■ **Objective**:
Extract each line where the string "this" shows up.
=== Dataset records ===
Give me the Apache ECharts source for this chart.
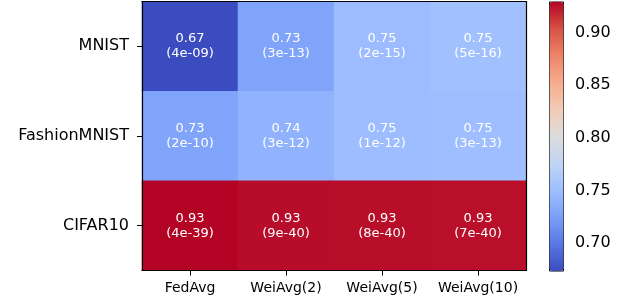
<!DOCTYPE html>
<html>
<head>
<meta charset="utf-8">
<script src="https://cdn.jsdelivr.net/npm/echarts@6/dist/echarts.min.js"></script>
<style>html,body{margin:0;padding:0;background:#fff}#c{width:627px;height:303px}</style>
</head>
<body>
<div id="c"></div>
<script>
const methods = ['FedAvg', 'WeiAvg(2)', 'WeiAvg(5)', 'WeiAvg(10)'];
const datasets = ['MNIST', 'FashionMNIST', 'CIFAR10'];
const mnistAcc = [0.6742, 0.729, 0.749, 0.753];
const fashionAcc = [0.729, 0.741, 0.750, 0.751];
const cifarAcc = [0.9295, 0.9265, 0.9262, 0.9258];
const mnistP = ['4e-09', '3e-13', '2e-15', '5e-16'];
const fashionP = ['2e-10', '3e-12', '1e-12', '3e-13'];
const cifarP = ['4e-39', '9e-40', '8e-40', '7e-40'];
const colorbarTicks = [0.70, 0.75, 0.80, 0.85, 0.90];
const coolwarm = ['#3b4cc0', '#5977e3', '#7b9ff9', '#9ebeff', '#c0d4f5', '#dddcdc', '#f2cbb7', '#f7ac8e', '#ee8468', '#d65244', '#b40426'];

const accRows = [mnistAcc, fashionAcc, cifarAcc];
const pRows = [mnistP, fashionP, cifarP];
const data = [];
accRows.forEach((row, r) => row.forEach((v, c) => data.push([c, r, v, pRows[r][c]])));
const allVals = accRows.flat();
const vmin = Math.min(...allVals), vmax = Math.max(...allVals);

const font = 'DejaVu Sans';
const spine = () => ({show: true, onZero: false, lineStyle: {color: '#000', width: 1.2}});
const chart = echarts.init(document.getElementById('c'), null, {renderer: 'canvas'});
chart.setOption({
  animation: false,
  backgroundColor: '#fff',
  textStyle: {fontFamily: font},
  grid: [
    {left: 142, top: 1.5, width: 384, height: 269, show: false, containLabel: false},
    {left: 549, top: 1.5, width: 14, height: 269, show: false}
  ],
  xAxis: [
    {type: 'category', gridIndex: 0, data: methods, position: 'bottom', zlevel: 1, z: 10,
     axisLine: spine(), splitArea: {show: false}, splitLine: {show: false},
     axisTick: {show: true, alignWithLabel: true, length: 5, lineStyle: {color: '#000', width: 1}},
     axisLabel: {fontSize: 14, color: '#000', margin: 11, fontFamily: font, interval: 0}},
    {type: 'value', gridIndex: 1, show: false, min: 0, max: 1},
    {type: 'category', gridIndex: 0, data: methods, position: 'top', zlevel: 1, z: 10,
     axisLine: spine(), axisTick: {show: false}, axisLabel: {show: false}, splitLine: {show: false}}
  ],
  yAxis: [
    {type: 'category', gridIndex: 0, data: datasets, inverse: true, zlevel: 1, z: 10,
     axisLine: spine(), splitArea: {show: false}, splitLine: {show: false},
     axisTick: {show: true, alignWithLabel: true, length: 5, lineStyle: {color: '#000', width: 1}},
     axisLabel: {fontSize: 16, color: '#000', margin: 13, fontFamily: font, interval: 0}},
    {type: 'value', gridIndex: 1, position: 'right', min: vmin, max: vmax,
     axisLine: {show: false}, splitLine: {show: false},
     axisTick: {show: true, length: 5, customValues: colorbarTicks, lineStyle: {color: '#000', width: 1}},
     axisLabel: {show: true, fontSize: 16, color: '#000', margin: 12, fontFamily: font,
       customValues: colorbarTicks, formatter: v => v.toFixed(2)}},
    {type: 'category', gridIndex: 0, data: datasets, inverse: true, position: 'right', zlevel: 1, z: 10,
     axisLine: spine(), axisTick: {show: false}, axisLabel: {show: false}, splitLine: {show: false}}
  ],
  visualMap: {
    type: 'continuous', min: vmin, max: vmax, dimension: 2, seriesIndex: 0,
    calculable: false, orient: 'vertical', left: 549, top: 1.5,
    itemWidth: 14, itemHeight: 269, padding: 0, text: null, showLabel: false,
    borderColor: '#000', borderWidth: 1,
    inRange: {color: coolwarm}
  },
  series: [{
    type: 'heatmap', xAxisIndex: 0, yAxisIndex: 0, data: data,
    itemStyle: {borderWidth: 0},
    label: {show: true, color: '#fff', fontSize: 13, lineHeight: 15, fontFamily: font,
      formatter: p => p.value[2].toFixed(2) + '\n(' + p.value[3] + ')'},
    emphasis: {disabled: true}
  }]
});
</script>
</body>
</html>
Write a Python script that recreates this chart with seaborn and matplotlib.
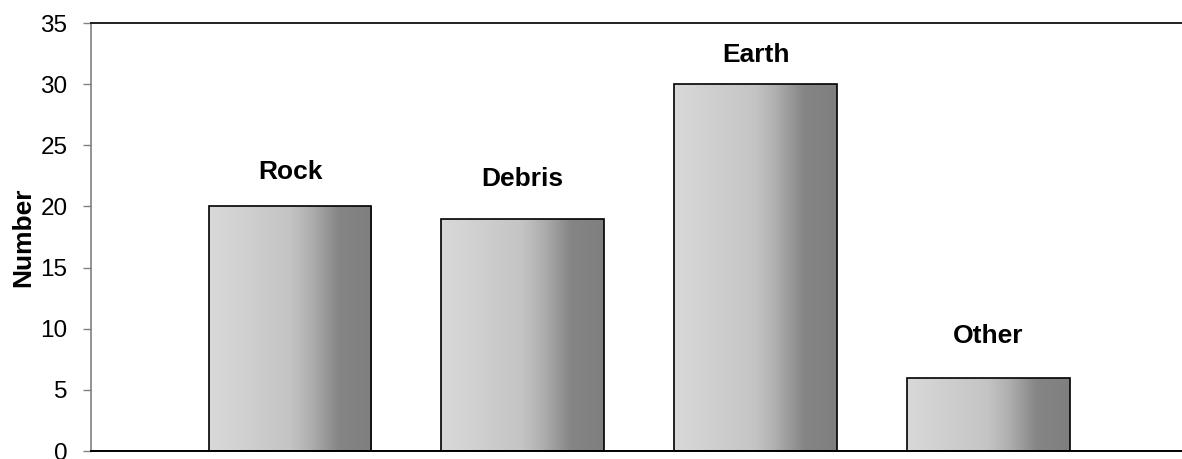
===
■ **Complete answer**:
Give me the Apache ECharts source for this chart.
Write a Python script that recreates this chart with seaborn and matplotlib.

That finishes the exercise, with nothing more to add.